◆ Exercise details ◆
Set aside the pictures and output only the lines from the one containing "Give me the Plotly source for this chart." up to and including the one containing "186, 214, 178]".

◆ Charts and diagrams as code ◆
>>>>>

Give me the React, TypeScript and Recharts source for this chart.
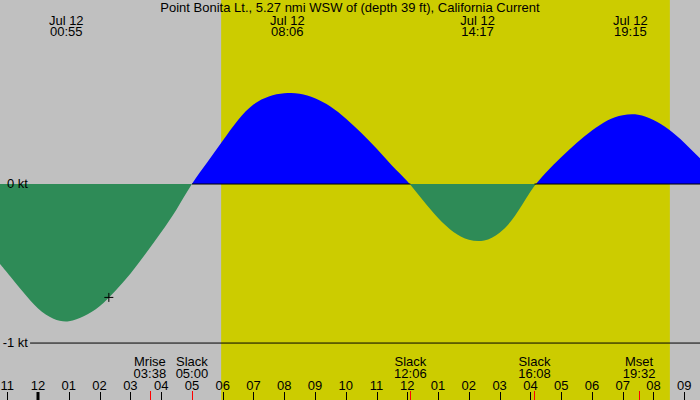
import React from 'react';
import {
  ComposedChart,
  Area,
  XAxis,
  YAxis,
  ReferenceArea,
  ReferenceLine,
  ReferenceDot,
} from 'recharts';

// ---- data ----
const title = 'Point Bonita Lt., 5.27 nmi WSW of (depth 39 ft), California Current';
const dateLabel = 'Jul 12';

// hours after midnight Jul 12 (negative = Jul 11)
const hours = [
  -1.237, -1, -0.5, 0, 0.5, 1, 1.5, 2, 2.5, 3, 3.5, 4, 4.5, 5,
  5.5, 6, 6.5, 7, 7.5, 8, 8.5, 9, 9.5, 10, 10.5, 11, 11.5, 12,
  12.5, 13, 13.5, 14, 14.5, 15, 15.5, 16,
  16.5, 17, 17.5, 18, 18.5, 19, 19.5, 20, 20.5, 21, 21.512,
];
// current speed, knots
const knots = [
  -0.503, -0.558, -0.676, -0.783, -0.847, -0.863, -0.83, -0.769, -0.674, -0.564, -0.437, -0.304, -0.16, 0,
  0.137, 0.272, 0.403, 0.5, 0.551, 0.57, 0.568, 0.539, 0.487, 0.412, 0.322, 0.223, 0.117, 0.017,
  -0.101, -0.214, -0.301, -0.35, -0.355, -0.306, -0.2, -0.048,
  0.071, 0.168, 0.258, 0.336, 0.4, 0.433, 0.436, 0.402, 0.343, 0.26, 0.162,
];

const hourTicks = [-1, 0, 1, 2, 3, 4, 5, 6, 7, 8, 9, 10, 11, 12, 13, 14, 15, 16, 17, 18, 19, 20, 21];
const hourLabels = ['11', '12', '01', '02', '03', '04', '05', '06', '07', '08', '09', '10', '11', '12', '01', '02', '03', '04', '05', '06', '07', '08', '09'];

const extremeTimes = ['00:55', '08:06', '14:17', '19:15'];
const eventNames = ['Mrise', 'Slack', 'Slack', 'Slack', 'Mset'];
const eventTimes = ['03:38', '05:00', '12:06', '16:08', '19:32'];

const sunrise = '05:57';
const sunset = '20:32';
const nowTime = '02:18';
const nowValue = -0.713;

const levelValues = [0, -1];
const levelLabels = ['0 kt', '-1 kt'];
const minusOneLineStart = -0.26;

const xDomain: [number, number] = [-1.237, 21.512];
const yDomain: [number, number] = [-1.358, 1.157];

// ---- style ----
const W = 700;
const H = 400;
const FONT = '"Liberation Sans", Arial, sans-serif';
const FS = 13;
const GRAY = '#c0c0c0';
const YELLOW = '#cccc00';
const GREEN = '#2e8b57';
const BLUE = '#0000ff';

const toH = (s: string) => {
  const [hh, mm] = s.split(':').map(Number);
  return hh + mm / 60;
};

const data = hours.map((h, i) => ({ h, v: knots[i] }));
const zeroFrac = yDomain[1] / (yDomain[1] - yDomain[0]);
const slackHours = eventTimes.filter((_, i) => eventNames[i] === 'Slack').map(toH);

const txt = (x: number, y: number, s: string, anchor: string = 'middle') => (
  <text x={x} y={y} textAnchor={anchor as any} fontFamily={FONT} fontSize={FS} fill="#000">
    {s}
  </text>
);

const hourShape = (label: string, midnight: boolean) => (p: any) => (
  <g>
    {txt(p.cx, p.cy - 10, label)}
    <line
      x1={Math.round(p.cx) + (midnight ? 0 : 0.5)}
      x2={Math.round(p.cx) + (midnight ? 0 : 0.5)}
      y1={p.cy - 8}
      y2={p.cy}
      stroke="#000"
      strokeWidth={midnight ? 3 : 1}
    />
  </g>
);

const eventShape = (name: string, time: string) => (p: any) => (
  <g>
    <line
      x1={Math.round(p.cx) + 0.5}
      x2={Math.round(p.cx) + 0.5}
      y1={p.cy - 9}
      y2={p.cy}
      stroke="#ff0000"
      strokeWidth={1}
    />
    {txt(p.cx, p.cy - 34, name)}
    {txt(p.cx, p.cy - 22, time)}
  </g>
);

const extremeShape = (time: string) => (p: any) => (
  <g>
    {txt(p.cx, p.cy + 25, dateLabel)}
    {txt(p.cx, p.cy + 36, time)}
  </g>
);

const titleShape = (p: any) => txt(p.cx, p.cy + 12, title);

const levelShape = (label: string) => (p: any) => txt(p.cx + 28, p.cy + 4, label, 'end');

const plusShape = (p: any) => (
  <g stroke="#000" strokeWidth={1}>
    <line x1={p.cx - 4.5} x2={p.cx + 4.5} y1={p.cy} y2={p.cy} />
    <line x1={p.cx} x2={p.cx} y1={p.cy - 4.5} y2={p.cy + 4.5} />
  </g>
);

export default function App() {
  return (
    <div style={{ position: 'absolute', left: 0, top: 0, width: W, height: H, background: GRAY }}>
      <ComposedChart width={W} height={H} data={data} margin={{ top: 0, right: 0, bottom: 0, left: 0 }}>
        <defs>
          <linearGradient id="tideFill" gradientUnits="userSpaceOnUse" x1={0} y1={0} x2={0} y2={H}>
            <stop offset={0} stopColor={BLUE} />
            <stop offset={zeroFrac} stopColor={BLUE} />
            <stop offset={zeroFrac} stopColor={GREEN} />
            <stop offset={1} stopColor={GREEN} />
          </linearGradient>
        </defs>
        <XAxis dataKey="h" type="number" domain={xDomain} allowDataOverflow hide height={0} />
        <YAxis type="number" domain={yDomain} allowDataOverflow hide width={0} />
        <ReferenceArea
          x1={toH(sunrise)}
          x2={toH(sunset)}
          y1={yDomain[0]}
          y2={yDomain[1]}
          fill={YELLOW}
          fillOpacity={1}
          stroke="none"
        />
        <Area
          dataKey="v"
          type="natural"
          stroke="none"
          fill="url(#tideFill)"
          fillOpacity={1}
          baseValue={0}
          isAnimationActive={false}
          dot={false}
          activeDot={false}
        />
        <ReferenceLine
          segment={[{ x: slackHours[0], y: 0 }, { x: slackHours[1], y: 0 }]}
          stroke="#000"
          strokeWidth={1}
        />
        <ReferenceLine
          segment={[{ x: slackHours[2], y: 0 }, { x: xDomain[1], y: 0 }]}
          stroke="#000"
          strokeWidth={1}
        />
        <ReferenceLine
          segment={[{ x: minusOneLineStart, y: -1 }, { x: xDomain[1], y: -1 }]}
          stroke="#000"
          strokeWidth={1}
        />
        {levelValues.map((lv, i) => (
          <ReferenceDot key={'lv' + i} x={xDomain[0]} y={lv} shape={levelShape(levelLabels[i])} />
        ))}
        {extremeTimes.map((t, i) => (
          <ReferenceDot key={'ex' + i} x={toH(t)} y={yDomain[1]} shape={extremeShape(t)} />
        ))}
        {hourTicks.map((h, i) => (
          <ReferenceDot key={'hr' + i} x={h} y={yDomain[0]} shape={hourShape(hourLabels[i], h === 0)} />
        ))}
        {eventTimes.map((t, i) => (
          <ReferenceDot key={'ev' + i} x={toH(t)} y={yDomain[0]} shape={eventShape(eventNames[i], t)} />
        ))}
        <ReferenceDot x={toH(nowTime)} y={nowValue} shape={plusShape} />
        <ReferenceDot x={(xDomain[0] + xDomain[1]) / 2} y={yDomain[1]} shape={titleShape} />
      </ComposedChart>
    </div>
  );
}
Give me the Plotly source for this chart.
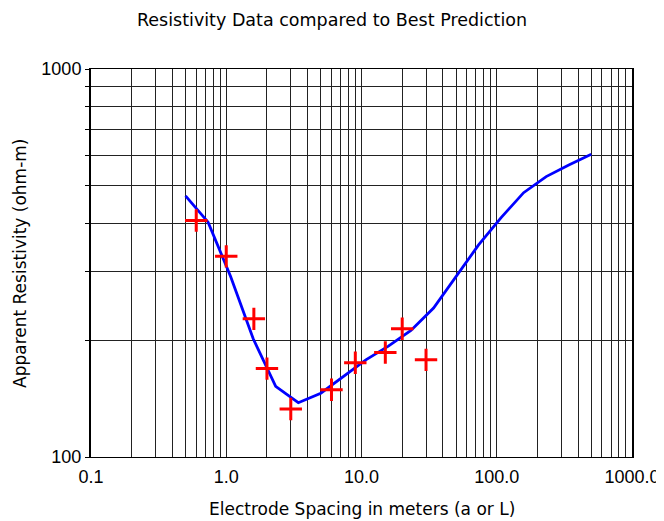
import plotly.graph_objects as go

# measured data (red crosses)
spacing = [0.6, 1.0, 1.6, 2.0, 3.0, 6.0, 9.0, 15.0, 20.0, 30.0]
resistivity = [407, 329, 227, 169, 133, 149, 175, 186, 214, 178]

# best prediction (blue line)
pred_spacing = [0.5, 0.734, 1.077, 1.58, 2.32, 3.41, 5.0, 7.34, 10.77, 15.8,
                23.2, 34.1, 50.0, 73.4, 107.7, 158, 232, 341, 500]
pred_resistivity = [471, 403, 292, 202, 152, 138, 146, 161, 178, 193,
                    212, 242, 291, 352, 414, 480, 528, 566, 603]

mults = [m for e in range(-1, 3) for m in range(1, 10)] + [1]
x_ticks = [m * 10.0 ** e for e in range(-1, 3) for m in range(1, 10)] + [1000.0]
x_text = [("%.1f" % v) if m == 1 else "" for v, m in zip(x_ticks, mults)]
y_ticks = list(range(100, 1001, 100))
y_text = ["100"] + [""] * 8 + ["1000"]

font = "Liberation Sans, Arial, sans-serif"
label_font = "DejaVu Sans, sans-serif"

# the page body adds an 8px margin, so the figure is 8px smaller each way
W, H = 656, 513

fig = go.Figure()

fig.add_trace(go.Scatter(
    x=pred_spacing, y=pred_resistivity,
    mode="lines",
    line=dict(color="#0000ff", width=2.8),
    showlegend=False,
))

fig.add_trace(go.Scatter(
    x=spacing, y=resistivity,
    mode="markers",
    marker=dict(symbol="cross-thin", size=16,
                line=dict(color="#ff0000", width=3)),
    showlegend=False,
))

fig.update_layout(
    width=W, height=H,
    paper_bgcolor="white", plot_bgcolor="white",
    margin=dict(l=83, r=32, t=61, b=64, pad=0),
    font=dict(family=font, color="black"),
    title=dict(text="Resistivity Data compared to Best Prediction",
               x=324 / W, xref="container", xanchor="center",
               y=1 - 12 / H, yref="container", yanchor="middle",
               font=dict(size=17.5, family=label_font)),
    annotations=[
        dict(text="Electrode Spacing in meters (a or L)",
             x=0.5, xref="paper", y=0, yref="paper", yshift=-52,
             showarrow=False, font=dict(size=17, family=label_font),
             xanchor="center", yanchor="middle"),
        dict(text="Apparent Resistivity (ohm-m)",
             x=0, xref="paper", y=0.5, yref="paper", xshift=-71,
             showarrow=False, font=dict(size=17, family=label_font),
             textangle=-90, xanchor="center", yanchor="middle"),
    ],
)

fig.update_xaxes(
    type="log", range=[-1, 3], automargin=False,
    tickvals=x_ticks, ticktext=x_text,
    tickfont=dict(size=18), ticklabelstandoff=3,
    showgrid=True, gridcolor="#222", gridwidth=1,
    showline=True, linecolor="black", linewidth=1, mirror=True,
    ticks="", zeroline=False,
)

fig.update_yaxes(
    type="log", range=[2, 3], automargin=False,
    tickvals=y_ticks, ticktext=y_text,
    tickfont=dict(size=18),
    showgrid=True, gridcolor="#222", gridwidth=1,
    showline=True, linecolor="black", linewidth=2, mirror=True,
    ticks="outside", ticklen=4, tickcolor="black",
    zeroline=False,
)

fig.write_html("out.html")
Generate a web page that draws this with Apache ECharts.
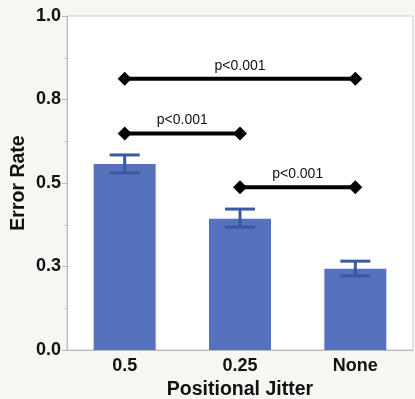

<<<<<

◆ Task answer ◆
Give me the Plotly source for this chart.
import plotly.graph_objects as go

# measured data (red crosses)
spacing = [0.6, 1.0, 1.6, 2.0, 3.0, 6.0, 9.0, 15.0, 20.0, 30.0]
resistivity = [407, 329, 227, 169, 133, 149, 175, 186, 214, 178]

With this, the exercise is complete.